-------- Material --------
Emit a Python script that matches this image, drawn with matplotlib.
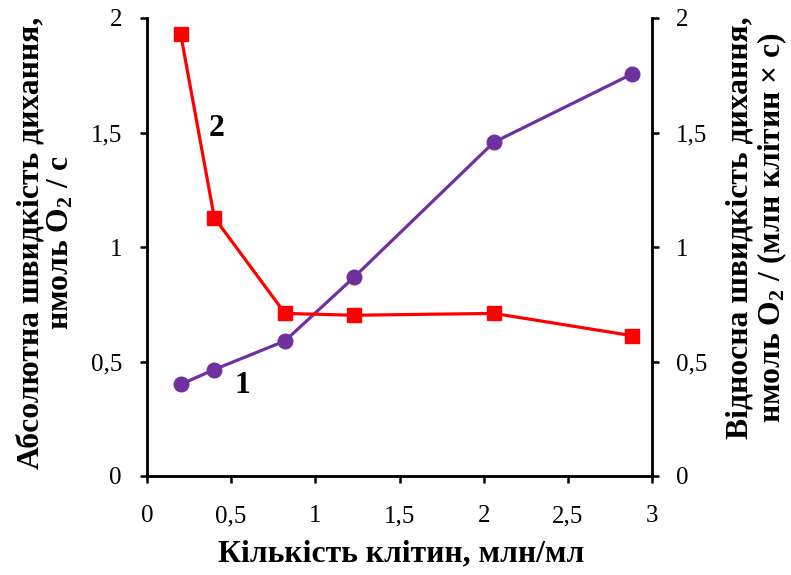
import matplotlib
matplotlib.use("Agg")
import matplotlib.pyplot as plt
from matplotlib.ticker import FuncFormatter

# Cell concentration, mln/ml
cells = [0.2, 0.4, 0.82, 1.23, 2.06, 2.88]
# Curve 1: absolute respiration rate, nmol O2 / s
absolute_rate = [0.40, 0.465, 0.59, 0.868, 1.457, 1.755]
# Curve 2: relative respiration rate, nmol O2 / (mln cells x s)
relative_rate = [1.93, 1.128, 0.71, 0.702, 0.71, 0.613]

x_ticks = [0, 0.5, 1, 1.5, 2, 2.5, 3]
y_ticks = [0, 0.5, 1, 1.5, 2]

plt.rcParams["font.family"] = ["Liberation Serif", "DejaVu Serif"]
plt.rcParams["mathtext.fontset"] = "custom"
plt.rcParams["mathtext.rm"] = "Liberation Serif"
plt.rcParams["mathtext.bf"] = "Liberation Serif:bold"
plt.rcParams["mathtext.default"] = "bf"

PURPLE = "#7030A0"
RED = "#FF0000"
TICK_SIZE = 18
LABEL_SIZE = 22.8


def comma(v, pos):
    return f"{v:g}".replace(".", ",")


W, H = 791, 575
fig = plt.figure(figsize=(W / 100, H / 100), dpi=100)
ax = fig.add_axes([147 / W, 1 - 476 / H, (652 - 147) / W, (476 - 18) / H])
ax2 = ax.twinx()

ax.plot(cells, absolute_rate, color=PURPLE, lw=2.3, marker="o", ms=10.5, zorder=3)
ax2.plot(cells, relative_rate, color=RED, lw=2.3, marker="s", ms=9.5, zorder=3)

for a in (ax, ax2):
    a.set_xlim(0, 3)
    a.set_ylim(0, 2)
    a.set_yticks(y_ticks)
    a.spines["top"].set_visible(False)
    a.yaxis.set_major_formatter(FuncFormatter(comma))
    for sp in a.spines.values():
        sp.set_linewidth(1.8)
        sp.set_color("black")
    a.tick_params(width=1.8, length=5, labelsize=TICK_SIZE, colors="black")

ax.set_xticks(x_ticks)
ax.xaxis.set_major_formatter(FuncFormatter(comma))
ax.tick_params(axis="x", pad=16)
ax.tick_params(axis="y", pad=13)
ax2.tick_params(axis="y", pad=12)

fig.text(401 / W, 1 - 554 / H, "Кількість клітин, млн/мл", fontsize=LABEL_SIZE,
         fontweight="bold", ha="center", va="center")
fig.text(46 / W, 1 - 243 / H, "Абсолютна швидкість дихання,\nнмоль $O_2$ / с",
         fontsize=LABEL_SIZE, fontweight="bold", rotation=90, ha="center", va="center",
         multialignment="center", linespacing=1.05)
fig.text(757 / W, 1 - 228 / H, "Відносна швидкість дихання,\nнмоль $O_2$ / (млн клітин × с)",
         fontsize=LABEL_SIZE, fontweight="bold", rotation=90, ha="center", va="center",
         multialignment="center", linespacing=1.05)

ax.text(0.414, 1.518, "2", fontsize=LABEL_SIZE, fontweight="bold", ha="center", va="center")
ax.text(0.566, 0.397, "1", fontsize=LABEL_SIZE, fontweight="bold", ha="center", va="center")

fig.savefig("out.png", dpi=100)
--------
*What is asked:* Copy every line of the data word for word, omitting the images.

*Answer to the exercise:*
Emit a Python script that matches this image, drawn with matplotlib.
import matplotlib
matplotlib.use("Agg")
import matplotlib.pyplot as plt
from matplotlib.ticker import FuncFormatter

# Cell concentration, mln/ml
cells = [0.2, 0.4, 0.82, 1.23, 2.06, 2.88]
# Curve 1: absolute respiration rate, nmol O2 / s
absolute_rate = [0.40, 0.465, 0.59, 0.868, 1.457, 1.755]
# Curve 2: relative respiration rate, nmol O2 / (mln cells x s)
relative_rate = [1.93, 1.128, 0.71, 0.702, 0.71, 0.613]

x_ticks = [0, 0.5, 1, 1.5, 2, 2.5, 3]
y_ticks = [0, 0.5, 1, 1.5, 2]

plt.rcParams["font.family"] = ["Liberation Serif", "DejaVu Serif"]
plt.rcParams["mathtext.fontset"] = "custom"
plt.rcParams["mathtext.rm"] = "Liberation Serif"
plt.rcParams["mathtext.bf"] = "Liberation Serif:bold"
plt.rcParams["mathtext.default"] = "bf"

PURPLE = "#7030A0"
RED = "#FF0000"
TICK_SIZE = 18
LABEL_SIZE = 22.8


def comma(v, pos):
    return f"{v:g}".replace(".", ",")


W, H = 791, 575
fig = plt.figure(figsize=(W / 100, H / 100), dpi=100)
ax = fig.add_axes([147 / W, 1 - 476 / H, (652 - 147) / W, (476 - 18) / H])
ax2 = ax.twinx()

ax.plot(cells, absolute_rate, color=PURPLE, lw=2.3, marker="o", ms=10.5, zorder=3)
ax2.plot(cells, relative_rate, color=RED, lw=2.3, marker="s", ms=9.5, zorder=3)

for a in (ax, ax2):
    a.set_xlim(0, 3)
    a.set_ylim(0, 2)
    a.set_yticks(y_ticks)
    a.spines["top"].set_visible(False)
    a.yaxis.set_major_formatter(FuncFormatter(comma))
    for sp in a.spines.values():
        sp.set_linewidth(1.8)
        sp.set_color("black")
    a.tick_params(width=1.8, length=5, labelsize=TICK_SIZE, colors="black")

ax.set_xticks(x_ticks)
ax.xaxis.set_major_formatter(FuncFormatter(comma))
ax.tick_params(axis="x", pad=16)
ax.tick_params(axis="y", pad=13)
ax2.tick_params(axis="y", pad=12)

fig.text(401 / W, 1 - 554 / H, "Кількість клітин, млн/мл", fontsize=LABEL_SIZE,
         fontweight="bold", ha="center", va="center")
fig.text(46 / W, 1 - 243 / H, "Абсолютна швидкість дихання,\nнмоль $O_2$ / с",
         fontsize=LABEL_SIZE, fontweight="bold", rotation=90, ha="center", va="center",
         multialignment="center", linespacing=1.05)
fig.text(757 / W, 1 - 228 / H, "Відносна швидкість дихання,\nнмоль $O_2$ / (млн клітин × с)",
         fontsize=LABEL_SIZE, fontweight="bold", rotation=90, ha="center", va="center",
         multialignment="center", linespacing=1.05)

ax.text(0.414, 1.518, "2", fontsize=LABEL_SIZE, fontweight="bold", ha="center", va="center")
ax.text(0.566, 0.397, "1", fontsize=LABEL_SIZE, fontweight="bold", ha="center", va="center")

fig.savefig("out.png", dpi=100)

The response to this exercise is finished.